What is a Permanent Portfolio?
Harry Browne, a free-market investment analyst in the 1980s, established the portfolio strategy. It was built to perform well in all of the economic climates. Harry believed the equal allocation of growth stocks, precious metals, government bonds, and treasury bills (cash) would prove to be an ideal investment mix for those investors looking for stability and growth.
He assumed this portfolio strategy would be successful in any form of the economic situation. This means that growth stocks will thrive on expansionary markets, precious metals on inflationary markets, government bonds during recessionary times, and treasury bills and cash during deflation.
Such a portfolio approach does not promote much growth as the growth stocks are just 25% of the portfolio. Nonetheless, this portfolio is the one that will reduce your losses in the event of a downturn.
How Does It Work?
If you then follow this portfolio strategy, you need to break your investment into equity, government debt, gold, and cash with equal distribution, which means 25% each. Re-equilibrate it quarterly, too.

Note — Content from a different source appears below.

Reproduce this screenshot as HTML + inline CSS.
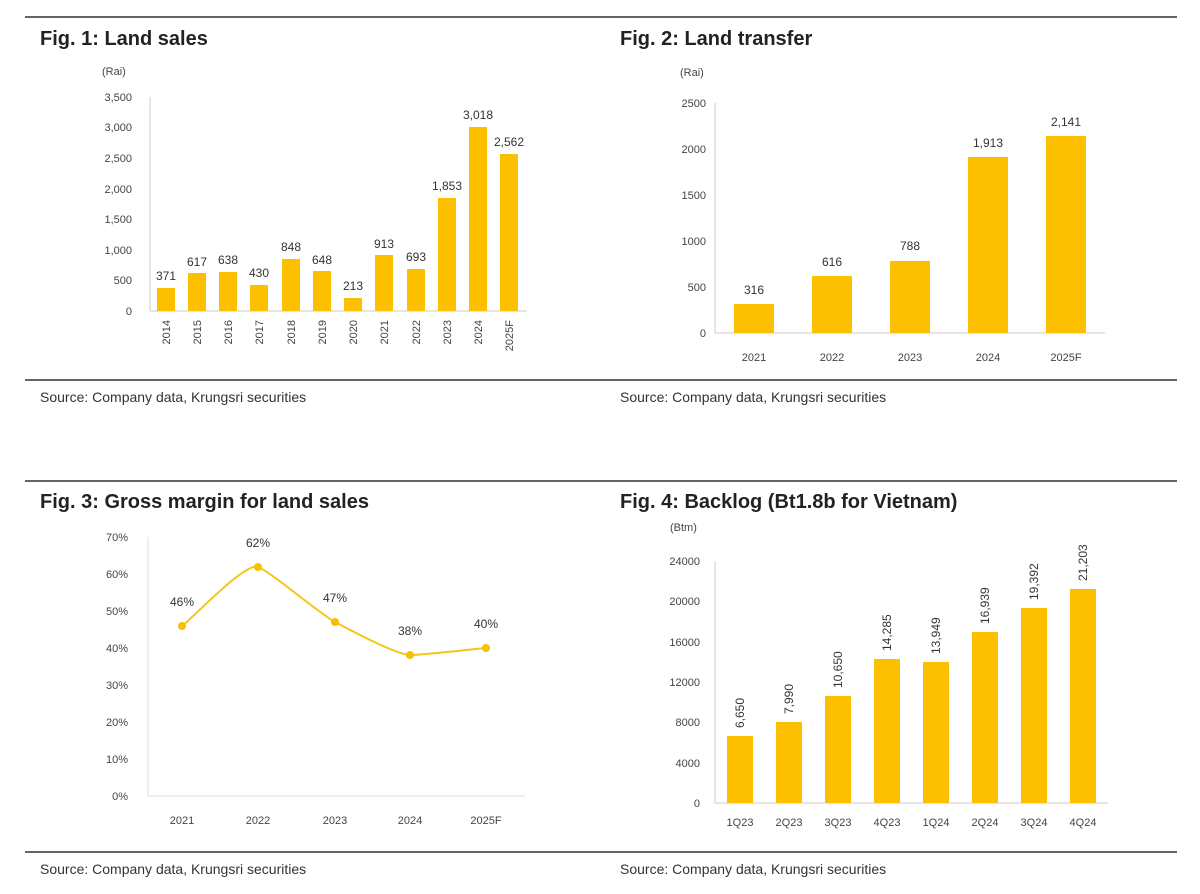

Let's take one example to understand it better. When you invest Rs 1 lakh, from the year 2000 to 2019, you will invest Rs 25,000 each in Sensex, 10-year sovereign bond, gold, and cash for 20 years. For this permanent approach to portfolio strategy, your Rs 1 lakh investment in the year 2000 will expand further to become Rs 6.47 lakh in 2019.
In terms of risk, this gives the Compounded Annual Growth Rate (CAGR) of 9.79%, whereas its standard deviation is 0.08 and downside deviation is 0.01. Now, when we look at the Sensex CAGR and then the 10-year sovereign bond, they are 10.60% and 8.09% respectively.
Sensex standard deviation and downside deviation are both 0.33 and 0.17, respectively, and for a 10-year sovereign bond, it is 0.10 and 0.04, respectively.